Answer
a) $7.67\;\rm m/s$
b) $4500\;\rm N$
c) $1.9\times 10^5\;\rm N$
d) $7.5\times10^6\;\rm N/m^2$; the bone will not break.
e) $3.17\times10^8\;\rm N/m^2$; the bone will break.
Work Step by Step
a) In this part, the author asks to find the speed of the person just before landing by using chapter 2.
We know that $v_{iy}=0\;\rm m/s$, $y_i=3\;\rm m$, $y_f=0\;\rm m$, and $g=9.8\;\rm m/s^2$; whereas $i\rightarrow$ means initial and $f\rightarrow$ means final.
we can use the kinematic formula of
$$v_{fy}^2=v_{iy}^2+2a_y\left(y_f-y_i\right)$$
Plugging the known and solving for $v_f$;
$$v_{fy} =\pm\sqrt{0^2+\left[2\cdot (-9.8)\cdot\left(0-3\right)\right]}$$
Since the author asks about the speed, not the velocity, we can ignore the direction of this final speed and just find its magnitude.
$$\boxed{v_{fy} =\bf{7.67}\;\rm m/s}$$
b)
When the person's foot touches the ground there will be two forces acting on him. The first force is his own weight due to Earth's gravitational pull (downward) and the normal force from the ground (upward), see the figure below.
Thus,
$$\sum F_y=F_n-mg=ma_y\tag 1$$
whereas $a_y$ is the decelerating that brings him to stop.
We also know that the work done on the person by the net force during this stop process is given by
$$W=\sum F_y d$$
whereas $d=0.5$ m which is the distance traveled by his Center of Gravity downward.

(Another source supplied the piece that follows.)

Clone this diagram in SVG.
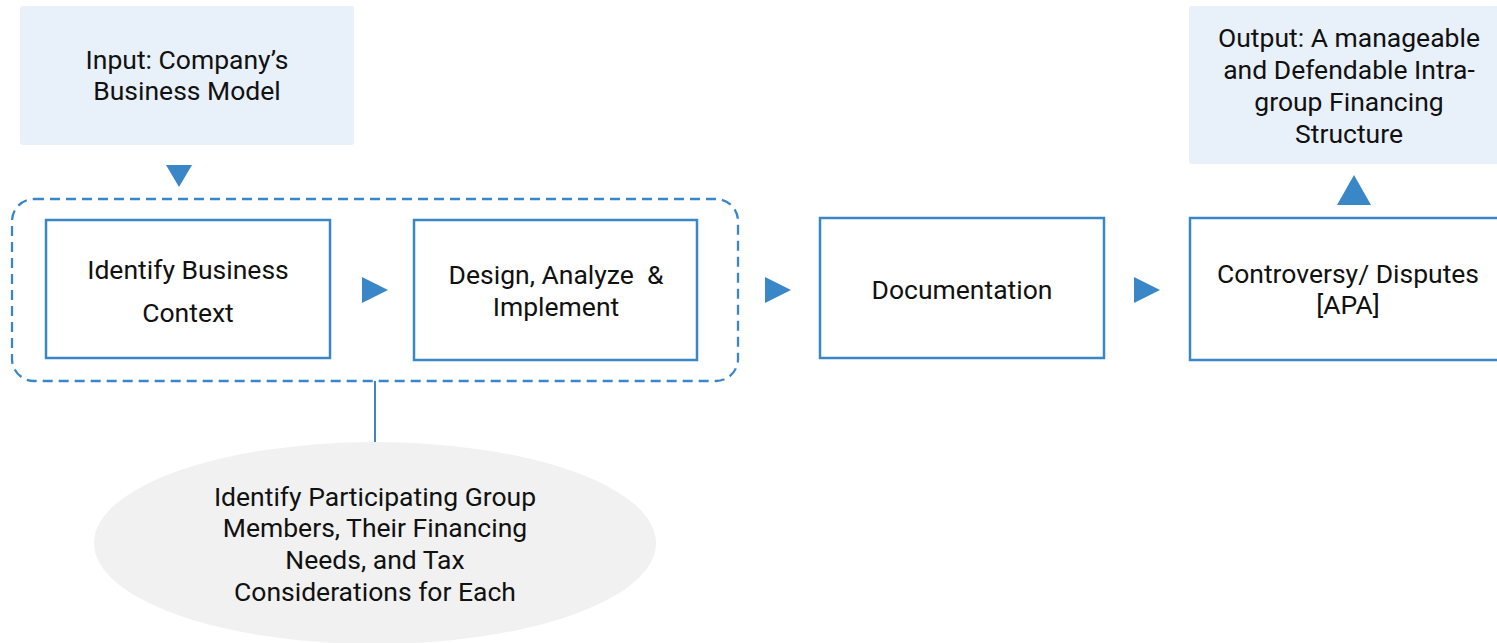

Noting that the work done is equal to the change in the kinetic energy. So
$$\sum F_y d=-\Delta KE $$
$$\sum F_y d=-\left(\frac{1}{2}mv_f^2-\frac{1}{2}mv_i^2\right)$$
whereas $v_i$ is the person's speed just before his feet touch the ground (which we found in part (a) above).
Plugging the known and $\sum F_y$ from (1), and solving for $F_n$;
$$(F_n-mg)d=-\frac{1}{2}m\cdot0^2+\frac{1}{2}mv_i^2$$
$$(F_n-mg) d= \frac{1}{2}mv_i^2\tag 2$$
$$ F_n = 2\cdot\frac{1}{2}mv_i^2+mg$$
$$ F_n = [65\cdot 7.67^2]+[65\cdot 9.8]=4461\;\rm N$$
$$\boxed{F_n\approx \bf{4500}\;\rm N}$$
c) Applying the same process we did in part (b) and using equation (2) when $d=1\;\rm cm$.
Thus,
$$(F_n-mg) \cdot 0.01= \frac{1}{2}\cdot 65\cdot 7.67^2 $$
$$F_n=[50\cdot 65\cdot 7.67^2]+[65\cdot 9.8]=1.918\times 10^5\;\rm N$$
$$\boxed{F_n\approx \bf{1.9\times 10^5}\;\rm N}$$
d)
We know, from table 9-2, that the compressive strength of the tibia is $170\times 10^6\;\rm N/m^2$ and now we need to find the stress in the tibia in this situation.
$${\rm Stress\; in\; the\; tibia}=\dfrac{F}{A}$$
Plugging $F$ from part (b) and $A$ from the given:
$${\rm Stress\; in\; the\; tibia}=\dfrac{4500}{3\times10^{-4}}=150\times10^5\;\rm N/m^2$$
This is the total stress in both legs, and we need to find the stress in one leg (and hence one tibia);
Thus,
$${\rm Stress\; in\; one\; tibia}=\dfrac{150\times10^5}{2}=750\times10^4\;\rm N/m^2$$
which is less than the compressive strength of the tibia of $170\times 10^6\;\rm N/m^2$.
Thus the bone will not break.
e) Repeating the same approach, as we did in (d) but using the force we found in part (c);
$${\rm Stress\; in\; the\; tibia}=\dfrac{F}{A}$$
Plugging $F$ from part (c) and $A$ from the given:
$${\rm Stress\; in\; the\; tibia}=\dfrac{1.9\times 10^5}{3\times10^{-4}}=6.33\times10^9\;\rm N/m^2$$
This is the total stress in both legs, and we need to find the stress in one leg (and hence one tibia);
Thus,
$${\rm Stress\; in\; one\; tibia}=\dfrac{6.33\times10^9}{2}=3.17\times10^8\;\rm N/m^2$$
which is more than the compressive strength of the tibia of $170\times 10^6\;\rm N/m^2$.
Thus the bone will break.